| Quote #1 Mrs. Smith: "We've drunk the soup, and eaten the […] English salad. The children have drunk English water. We've eaten well this evening. That's because we live in the suburbs of London and because our name is Smith." (2) |
So, why is Mrs. Smith telling her husband these things? What is she trying to communicate? Mr. Smith was around all evening. He ought to know what they've eaten. Well, it's widely recorded that Ionesco based The Bald Soprano on a language primer from which he was trying to learn English. He copied down lots of sentences like these in his studies. The book was filled with one obvious fact after another. Ionesco said that, "The very simple, luminously clear statements I had copied so diligently into my notebook, left to themselves, fermented after a while, lost their original identity, expanded and overflowed" (source). Perhaps, when these seemingly simple statements were repeated over and over again they began to take on new meanings.
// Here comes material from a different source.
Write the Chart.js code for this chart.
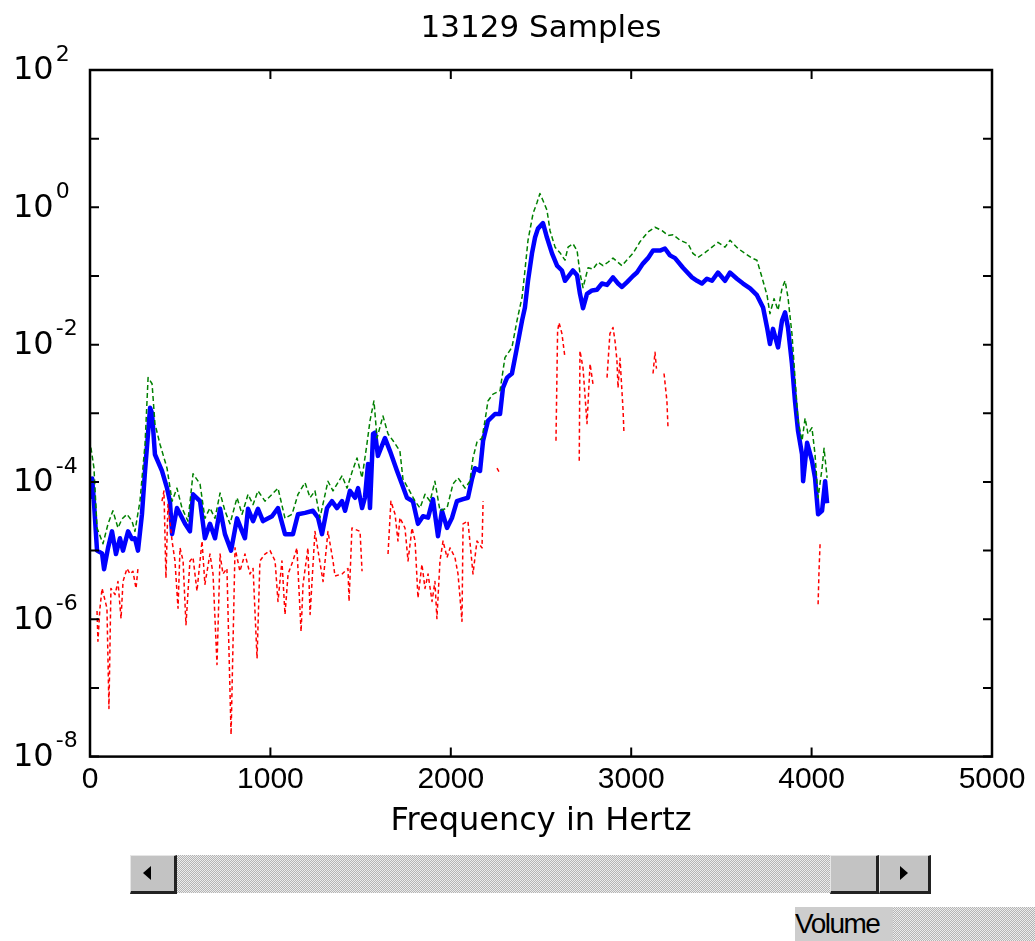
<!DOCTYPE html>
<html>
<head>
<meta charset="utf-8">
<script src="https://cdn.jsdelivr.net/npm/chart.js@4"></script>
<style>
  html, body { margin: 0; padding: 0; background: #fff; }
  #wrap { position: absolute; left: 0; top: 0; width: 1035px; height: 941px; }
  .dither { background: repeating-conic-gradient(#b4b4b4 0 25%, #ececec 0 50%) 0 0/2px 2px; }
  .btn { position: absolute; box-sizing: border-box; background: #c3c3c3;
         border-top: 1px solid #e6e6e6; border-left: 1px solid #e6e6e6;
         border-right: 3px solid #222; border-bottom: 3px solid #222; }
  .tri { position: absolute; width: 0; height: 0; border-top: 7px solid transparent; border-bottom: 7px solid transparent; }
</style>
</head>
<body>
<div id="wrap"><canvas id="spec"></canvas></div>

<div class="dither" style="position:absolute;left:177px;top:855px;width:654px;height:38px;"></div>
<div class="btn" style="left:130px;top:855px;width:47px;height:39px;">
  <div class="tri" style="left:12px;top:10px;border-right:8px solid #000;"></div>
</div>
<div class="btn" style="left:830px;top:855px;width:49px;height:39px;"></div>
<div class="btn" style="left:879px;top:855px;width:52px;height:39px;">
  <div class="tri" style="left:20px;top:10px;border-left:8px solid #000;"></div>
</div>

<div class="dither" style="position:absolute;left:795px;top:907px;width:240px;height:34px;"></div>
<div style="position:absolute;left:795px;top:907px;width:98px;height:34px;background:#cdcdcd;
            font:28px 'Liberation Sans';line-height:34px;color:#000;letter-spacing:-1.5px;">Volume</div>

<script>
// frequencies (Hz) and log10 of power for each curve
const blueHz = [5,12,22,39,67,78,100,122,144,166,183,211,233,249,266,288,305,333,344,360,399,427,443,455,482,527,554,571,610,637,665,693,721,748,782,815,843,859,876,904,931,959,1009,1042,1081,1125,1153,1192,1236,1264,1286,1314,1341,1369,1397,1414,1441,1469,1486,1508,1524,1541,1552,1569,1580,1596,1635,1663,1702,1729,1757,1790,1818,1846,1874,1901,1929,1951,1979,2007,2034,2068,2095,2118,2134,2162,2179,2206,2245,2273,2289,2312,2339,2367,2395,2411,2428,2450,2467,2483,2511,2533,2561,2589,2616,2633,2677,2700,2716,2733,2755,2783,2810,2838,2866,2899,2927,2949,2977,3010,3032,3065,3093,3121,3160,3187,3215,3243,3287,3337,3365,3392,3420,3448,3481,3520,3548,3586,3620,3659,3697,3731,3753,3769,3786,3814,3836,3853,3869,3891,3908,3925,3947,3953,3975,4002,4019,4036,4058,4075,4086];
const blueLog = [-4.25,-3.95,-4.3,-5.0,-5.04,-5.27,-4.96,-4.72,-5.05,-4.82,-5.0,-4.72,-4.83,-4.82,-5.0,-4.47,-3.84,-2.92,-3.0,-3.6,-3.84,-4.09,-4.28,-4.76,-4.38,-4.61,-4.72,-4.18,-4.28,-4.82,-4.61,-4.82,-4.39,-4.76,-5.0,-4.53,-4.72,-4.82,-4.39,-4.57,-4.39,-4.57,-4.5,-4.38,-4.76,-4.76,-4.47,-4.45,-4.42,-4.52,-4.76,-4.38,-4.28,-4.38,-4.28,-4.42,-4.13,-4.23,-4.09,-4.38,-4.23,-3.74,-4.38,-3.3,-3.28,-3.62,-3.36,-3.55,-3.84,-4.03,-4.23,-4.28,-4.61,-4.5,-4.52,-4.25,-4.79,-4.42,-4.67,-4.52,-4.28,-4.25,-4.23,-3.95,-3.8,-3.84,-3.4,-3.11,-3.01,-3.01,-2.63,-2.48,-2.42,-2.04,-1.65,-1.46,-1.07,-0.67,-0.44,-0.31,-0.23,-0.44,-0.67,-0.85,-0.92,-1.07,-0.92,-0.99,-1.26,-1.47,-1.26,-1.21,-1.2,-1.11,-1.13,-1.02,-1.11,-1.16,-1.09,-1.0,-0.95,-0.82,-0.74,-0.63,-0.63,-0.6,-0.7,-0.74,-0.88,-1.02,-1.07,-1.11,-1.04,-1.07,-0.95,-1.07,-0.95,-1.04,-1.11,-1.18,-1.28,-1.46,-1.75,-1.99,-1.77,-2.04,-1.65,-1.53,-1.75,-2.28,-2.82,-3.26,-3.6,-3.99,-3.43,-3.69,-3.94,-4.47,-4.42,-3.99,-4.31];

const greenHz = [5,11,22,39,72,100,127,155,177,205,233,249,277,305,322,344,360,388,427,455,482,510,543,571,610,637,665,693,721,748,776,815,843,876,904,931,970,1009,1042,1081,1120,1153,1192,1220,1247,1275,1319,1347,1397,1425,1452,1480,1508,1535,1552,1574,1591,1624,1652,1680,1718,1735,1763,1802,1829,1857,1885,1912,1940,1979,2012,2040,2079,2106,2123,2145,2173,2190,2206,2234,2273,2300,2339,2367,2395,2411,2428,2456,2478,2494,2511,2533,2550,2578,2605,2633,2650,2677,2700,2716,2733,2761,2788,2816,2844,2871,2899,2949,2982,3010,3049,3093,3132,3171,3204,3232,3271,3315,3342,3370,3409,3448,3481,3520,3548,3592,3631,3670,3697,3725,3753,3769,3792,3814,3836,3853,3869,3891,3908,3925,3947,3964,3980,4002,4019,4036,4058,4069,4086];
const greenLog = [-3.5,-3.6,-3.8,-4.67,-4.9,-4.61,-4.42,-4.67,-4.54,-4.47,-4.57,-4.72,-4.28,-3.45,-2.48,-2.57,-3.15,-3.45,-3.8,-4.28,-4.09,-4.38,-4.57,-3.88,-4.03,-4.53,-4.38,-4.53,-4.16,-4.42,-4.61,-4.23,-4.47,-4.18,-4.33,-4.13,-4.28,-4.18,-4.09,-4.53,-4.47,-4.18,-4.01,-4.23,-4.13,-4.52,-3.99,-4.13,-3.91,-4.09,-3.86,-3.65,-3.94,-3.45,-3.11,-2.82,-3.36,-3.04,-3.3,-3.4,-3.55,-3.96,-4.09,-4.28,-4.38,-4.18,-4.28,-3.99,-4.42,-4.38,-4.03,-3.94,-4.09,-3.99,-3.65,-3.42,-3.36,-3.1,-2.82,-2.72,-2.67,-2.19,-2.04,-1.65,-1.31,-0.92,-0.48,-0.09,0.07,0.2,0.1,-0.04,-0.34,-0.58,-0.66,-0.77,-0.58,-0.53,-0.63,-0.96,-1.17,-0.88,-0.9,-0.8,-0.85,-0.8,-0.74,-0.85,-0.75,-0.67,-0.5,-0.36,-0.29,-0.34,-0.41,-0.4,-0.48,-0.53,-0.67,-0.73,-0.66,-0.58,-0.51,-0.58,-0.48,-0.6,-0.67,-0.74,-0.77,-1.02,-1.28,-1.55,-1.33,-1.5,-1.18,-1.07,-1.31,-1.84,-2.48,-3.11,-3.4,-3.07,-3.3,-3.21,-3.6,-4.23,-3.8,-3.51,-3.94];

// null marks a break in the lower curve
const redHz = [39,44,55,67,94,105,116,139,155,172,183,205,222,238,255,266,300,399,410,421,432,455,471,488,499,516,532,554,571,593,621,637,665,682,704,721,737,759,782,804,831,859,887,904,926,942,970,998,1026,1042,1064,1081,1098,1125,1147,1170,1181,1208,1220,1247,1264,1292,1319,1347,1358,1397,1430,1436,1452,1497,1508,1580,1652,1668,1691,1707,1718,1746,1763,1785,1802,1818,1840,1857,1874,1896,1912,1923,1940,1957,1979,1996,2023,2040,2062,2068,2095,2123,2145,2173,2179,2220,2256,2273,2420,2583,2592,2600,2616,2633,2670,2712,2716,2733,2755,2772,2788,2830,2866,2882,2899,2910,2921,2927,2938,2955,2960,3050,3121,3132,3140,3160,3182,3198,3204,3500,4036,4041,4047];
const redLog = [-5.88,-6.32,-5.84,-5.55,-5.84,-7.3,-5.55,-5.64,-5.45,-5.99,-5.45,-5.26,-5.34,-5.3,-5.55,-5.26,null,-4.28,-4.13,-5.4,-4.33,-4.86,-5.15,-5.84,-4.96,-5.15,-6.08,-5.15,-5.1,-5.59,-4.86,-5.49,-5.05,-5.34,-6.66,-5.05,-5.34,-5.26,-7.68,-4.96,-5.3,-5.05,-5.34,-5.26,-6.57,-5.15,-5.05,-5.0,-5.15,-5.74,-5.15,-5.93,-5.34,-5.15,-4.96,-6.18,-5.49,-4.96,-5.93,-4.72,-5.0,-5.45,-4.72,-5.15,-5.37,-5.34,-5.26,-5.74,-4.67,-4.72,-5.3,null,-5.05,-4.28,-4.47,-4.86,-4.52,-4.67,-5.15,-4.67,-4.86,-5.69,-5.2,-5.55,-5.34,-5.74,-5.45,-5.99,-5.15,-4.86,-5.1,-4.96,-5.1,-5.34,-6.03,-4.61,-4.57,-5.34,-4.86,-4.96,-4.28,null,-3.8,-3.88,null,-3.4,-1.8,-1.68,-1.84,-2.19,null,-3.69,-2.09,-2.34,-3.15,-2.28,-2.57,null,-2.48,-1.84,-1.75,-1.94,-2.23,-2.63,-2.2,-2.96,-3.3,null,-2.42,-2.11,-2.35,null,-2.42,-2.82,-3.21,null,-5.78,-5.3,-4.9];

const xTicks = [0, 1000, 2000, 3000, 4000, 5000];
const yTickExps = [-8, -7, -6, -5, -4, -3, -2, -1, 0, 1, 2];
const yLabelExps = [-8, -6, -4, -2, 0, 2];

const pts = (hz, lg) => hz.map((f, i) => ({ x: f, y: lg[i] === null ? null : Math.pow(10, lg[i]) }));

// box, inward ticks and 10^n labels like the original plot
const frame = {
  id: 'frame',
  afterDraw(chart) {
    const { ctx, chartArea: a, scales: { x, y } } = chart;
    ctx.save();
    ctx.strokeStyle = '#000';
    ctx.lineWidth = 2;
    ctx.beginPath();
    xTicks.forEach(v => {
      const px = x.getPixelForValue(v);
      ctx.moveTo(px, a.bottom); ctx.lineTo(px, a.bottom - 9);
      ctx.moveTo(px, a.top); ctx.lineTo(px, a.top + 9);
    });
    yTickExps.forEach(e => {
      const py = y.getPixelForValue(Math.pow(10, e));
      ctx.moveTo(a.left, py); ctx.lineTo(a.left + 9, py);
      ctx.moveTo(a.right, py); ctx.lineTo(a.right - 9, py);
    });
    ctx.stroke();
    ctx.lineWidth = 2.5;
    ctx.strokeRect(a.left, a.top, a.right - a.left, a.bottom - a.top);

    ctx.fillStyle = '#000';
    ctx.textAlign = 'left';
    ctx.textBaseline = 'middle';
    yLabelExps.forEach(e => {
      const py = y.getPixelForValue(Math.pow(10, e));
      ctx.font = '32px "DejaVu Sans"';
      ctx.fillText('10', 13, py + 1);
      const w = ctx.measureText('10').width;
      ctx.font = '22px "DejaVu Sans"';
      ctx.fillText(String(e), 13 + w + 2, py - 15);
    });
    ctx.restore();
  }
};

new Chart(document.getElementById('spec'), {
  type: 'line',
  data: {
    datasets: [
      { data: pts(greenHz, greenLog), borderColor: '#008000', borderWidth: 1.5, borderDash: [5, 3], order: 0 },
      { data: pts(redHz, redLog), borderColor: '#ff0000', borderWidth: 1.5, borderDash: [4, 3], order: 1 },
      { data: pts(blueHz, blueLog), borderColor: '#0000ff', borderWidth: 4.5, order: 2 }
    ]
  },
  options: {
    responsive: true,
    maintainAspectRatio: false,
    animation: false,
    spanGaps: false,
    elements: { point: { radius: 0 }, line: { tension: 0, borderJoinStyle: 'round' } },
    layout: { padding: { left: 0, right: 43, top: 0, bottom: 96 } },
    plugins: {
      legend: { display: false },
      tooltip: { enabled: false },
      title: {
        display: true, text: '13129 Samples', fullSize: false, color: '#000',
        font: { family: 'DejaVu Sans', size: 31, weight: 'normal' },
        padding: { top: 10, bottom: 22.8 }
      }
    },
    scales: {
      x: {
        type: 'linear', min: 0, max: 5000,
        grid: { display: false, drawTicks: false },
        border: { display: false },
        ticks: { stepSize: 1000, maxRotation: 0, padding: 5, color: '#000',
                 font: { family: 'Liberation Sans', size: 30 },
                 callback: v => String(v) },
        title: { display: true, text: 'Frequency in Hertz', color: '#000',
                 font: { family: 'DejaVu Sans', size: 32 }, padding: { top: 0, bottom: 4 } }
      },
      y: {
        type: 'logarithmic', min: 1e-8, max: 1e2,
        grid: { display: false, drawTicks: false },
        border: { display: false },
        ticks: { display: false },
        afterFit: s => { s.width = 90; }
      }
    }
  },
  plugins: [frame]
});
</script>
</body>
</html>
Perhaps, they began to mean nothing at all. Perhaps, it's both of these things at the same time.
| Quote #2 Stage Direction: Mr. Smith [continues to read, clicks his tongue] (3) |
This stage direction is repeated over and over again throughout the first couple pages of the play. All the time Mrs. Smith is babbling about the things that have happened earlier that evening, Mr. Smith only reads and makes noises with his mouth. Is he really listening to her? Does he ever? Could this opening scene be suggesting that nobody ever really listens to anybody else?
| Quote #3 Mr. Smith: "Hm." [Silence.] |
It some ways this is a pretty common day-to-day conversation. We've got two solid middle class couples and a friend, sitting around complaining about the bad economy and high taxes. Of course, in this case their friend is a Fire Chief, who is depressed because his business is doing poorly – there just aren't enough fires to put out. The whole situation is rendered totally absurd as the characters lump putting out fires into the same category as growing wheat and playing the stock market. We find the idea of "tariffs," or import taxes, on fire to be highly amusing. In any case, you see this kind of thing all through the play. Ionesco takes what would be a normal pretty cliché conversation and messes with our heads by giving it an Absurdist twist.